The 2013 Lenin Award and Robespierre Prize were given out on Saturday April 13th in front of a packed Varberg Theatre. The former to Maj Sjöwall, innovator of Swedish crime literature, and the latter to Gabriela Pichler, the filmmaker who had recently had great success with "Eat Sleep Die".
The award ceremony had the same form as before with Lasse Diding at the helm, speeches by Jan Myrdal and Cecilia Cervin and high-class music entertainment, this year by Spartacuskören and Sven Wollter. The Lenin bust of course had its place on stage and with two female award winners he was now wearing a red headscarf, which proved to be the beginning of a tradition. Jan Myrdal spoke about both Maj Sjöwall and Gabriela Pichler, and then it was time for Cecilia Cervin to make a larger exposition of Maj Sjöwalls and her deceased writing partner Per Wahlöös “Novel about a crime”. 2010 Lenin Award winner Roy Andersson gave a short speech to Gabriela Pichler, who was very pleased to be recognised by her idol in this way.

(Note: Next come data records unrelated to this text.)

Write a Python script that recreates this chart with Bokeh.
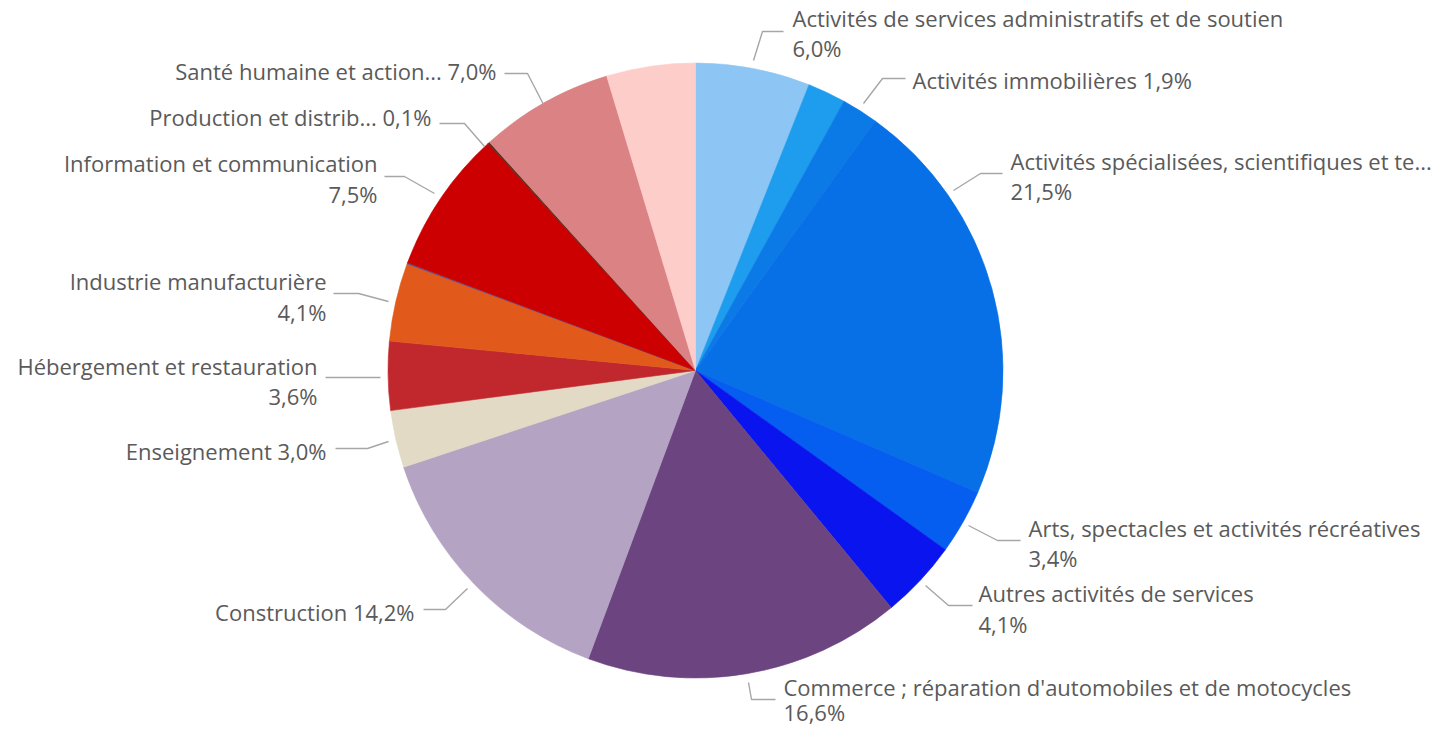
import math
from bokeh.plotting import figure
from bokeh.models import ColumnDataSource, Range1d
from bokeh.core.properties import value
from bokeh.embed import file_html
from bokeh.resources import INLINE

# ---------------- data ----------------
categories = [
    "Activités de services administratifs et de soutien",
    "Activités financières et d'assurance",
    "Activités immobilières",
    "Activités spécialisées, scientifiques et techniques",
    "Arts, spectacles et activités récréatives",
    "Autres activités de services",
    "Commerce ; réparation d'automobiles et de motocycles",
    "Construction",
    "Enseignement",
    "Hébergement et restauration",
    "Industrie manufacturière",
    "Industries extractives",
    "Information et communication",
    "Production et distribution d'électricité",
    "Santé humaine et action sociale",
    "Transports et entreposage",
]
shares = [6.0, 2.0, 1.9, 21.5, 3.4, 4.1, 16.6, 14.2, 3.0, 3.6, 4.1, 0.05, 7.5, 0.1, 7.0, 4.65]
# label text as displayed (truncated like the original); None = label hidden
display_names = [
    "Activités de services administratifs et de soutien",
    None,
    "Activités immobilières",
    "Activités spécialisées, scientifiques et te...",
    "Arts, spectacles et activités récréatives",
    "Autres activités de services",
    "Commerce ; réparation d'automobiles et de motocycles",
    "Construction",
    "Enseignement",
    "Hébergement et restauration",
    "Industrie manufacturière",
    None,
    "Information et communication",
    "Production et distrib...",
    "Santé humaine et action...",
    None,
]
colors = [
    "#8DC6F4", "#1E9CEE", "#0B79E6", "#0870E6", "#055EF0", "#0A14EE",
    "#6C4580", "#B4A3C3", "#E2DAC5", "#C1282E", "#E15A1B", "#3A5AB0",
    "#CC0000", "#5B2B1F", "#DB8285", "#FDCDCA",
]

# ---------------- layout (pixel positions, top-left origin) ----------------
W, H = 1436, 728
REF_H = 744
CX, CY, R = 695, 370, 307.5

# per labelled slice: side, leader polyline, text anchor x, line centres y
label_layout = {
    0: ("R", [(753, 60), (762, 31), (783, 31)], 792, [17, 47]),
    2: ("R", [(863, 103), (882, 78), (905, 78)], 912, [79]),
    3: ("R", [(953, 190), (980, 173), (1002, 173)], 1010, [160, 190]),
    4: ("R", [(968, 525), (997, 540), (1020, 540)], 1028, [527, 557]),
    5: ("R", [(925, 585), (948, 605), (972, 605)], 978, [592, 623]),
    6: ("R", [(748, 682), (751, 699), (775, 699)], 783, [686, 711]),
    7: ("L", [(467, 588), (445, 609), (423, 609)], 414, [611]),
    8: ("L", [(388, 441), (367, 448), (335, 448)], 326, [450]),
    9: ("L", [(380, 377), (352, 377), (325, 377)], 317, [365, 395]),
    10: ("L", [(388, 301), (358, 293), (333, 293)], 326, [280, 311]),
    12: ("L", [(434, 193), (404, 176), (384, 176)], 377, [162, 193]),
    13: ("L", [(484, 146), (464, 123), (439, 123)], 431, [116]),
    14: ("L", [(543, 104), (527, 73), (504, 73)], 496, [70]),
}

def fy(Y):
    return REF_H - Y

p = figure(width=W, height=H, output_backend="svg", toolbar_location=None,
           x_range=Range1d(0, W), y_range=Range1d(REF_H - H, REF_H),
           x_axis_type=None, y_axis_type=None, min_border=0)
p.grid.visible = False
p.outline_line_color = None
p.background_fill_color = "white"
p.border_fill_color = "white"

total = sum(shares)
starts, ends = [], []
cum = 0.0
for v in shares:
    c0 = cum / total
    cum += v
    c1 = cum / total
    starts.append(math.pi / 2 - 2 * math.pi * c1)
    ends.append(math.pi / 2 - 2 * math.pi * c0)

src = ColumnDataSource(dict(start=starts, end=ends, color=colors, cat=categories, share=shares))
p.wedge(x=CX, y=fy(CY), radius=R, start_angle="start", end_angle="end",
        direction="anticlock", fill_color="color", line_color="color",
        line_width=0.6, source=src)

# leaders
xs, ys = [], []
for i, (side, pts, tx, lys) in label_layout.items():
    xs.append([q[0] for q in pts])
    ys.append([fy(q[1]) for q in pts])
p.multi_line(xs=xs, ys=ys, line_color="#A6A6A6", line_width=1.4)

# labels
def pct(v):
    return f"{v:.1f}".replace(".", ",") + "%"

L = dict(x=[], y=[], t=[])
Rr = dict(x=[], y=[], t=[])
for i, (side, pts, tx, lys) in label_layout.items():
    name = display_names[i]
    if len(lys) == 2:
        lines = [name, pct(shares[i])]
    else:
        lines = [name + " " + pct(shares[i])]
    d = Rr if side == "R" else L
    for ln, ly in zip(lines, lys):
        d["x"].append(tx)
        d["y"].append(fy(ly))
        d["t"].append(ln)

common = dict(text_font=value("Open Sans"), text_font_size="22px",
              text_color="#5A5A5A", text_baseline="middle")
p.text(x="x", y="y", text="t", source=ColumnDataSource(Rr), text_align="left", **common)
p.text(x="x", y="y", text="t", source=ColumnDataSource(L), text_align="right", **common)

open("out.html", "w").write(file_html(p, INLINE))
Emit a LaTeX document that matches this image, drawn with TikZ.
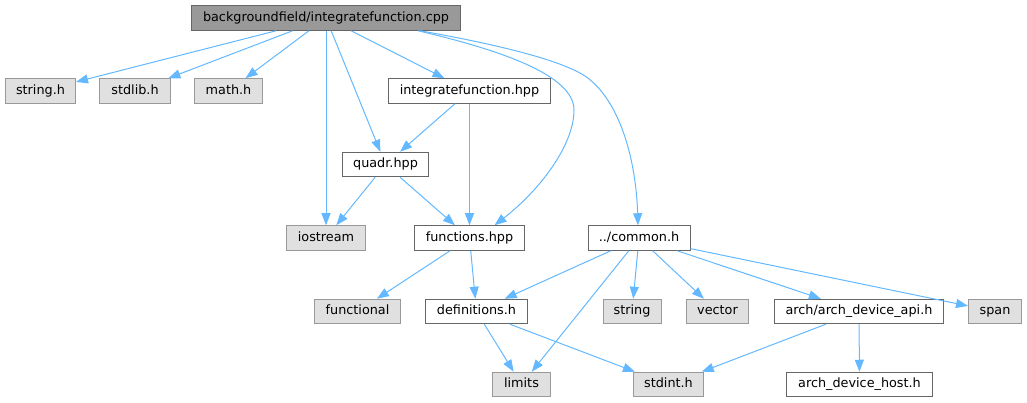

In her acceptance speech, Maj Sjöwall said she was “proud and stunned” to join the array of Lenin Award winners and continued: “I hope more people will be unruly bitches against the flow.” To the audience’s great cheer, Sjöwall declared: “I want to put up residence at Hotell Gästis and I think we should make Varberg a real fucking cultural centre! ”
Gabriela Pichler spoke in her speech about her background with parents who where labour immigrants to Sweden and the lack of political tradition. “I did not know what the ’68 movement was, and we did not go in any May Day parades. That’s why I made a proper run-up in my first film. There is a need for more disobedient people who can mess around a little extra, and I am more than willing to do that.” “Violence is born from a society that practices violence. What happened then was an expression of violence that had long been exercised against the lower classes of society and the third estate. And that in Sweden today there is a prize that raises offense and debate, I think is pretty good because that’s also what I’m doing in my film”, said Pichler on receiving an award named after Robespierre.
To the audience’s great appreciation, Sven Wollter performed during the award ceremony, with his inimitable voice and stage presence. Likewise, the Spartacus choir from Gothenburg with their traditional fighting songs. Bernt Andersson’s Chapel provided accompaniment and at the evening’s Lenin Award party they “electrified the masses” with the superb accordion of Bernt in the sing-along at Hotell Gästis. Beautifully singing Maria Stellas also contributed with a Greek song.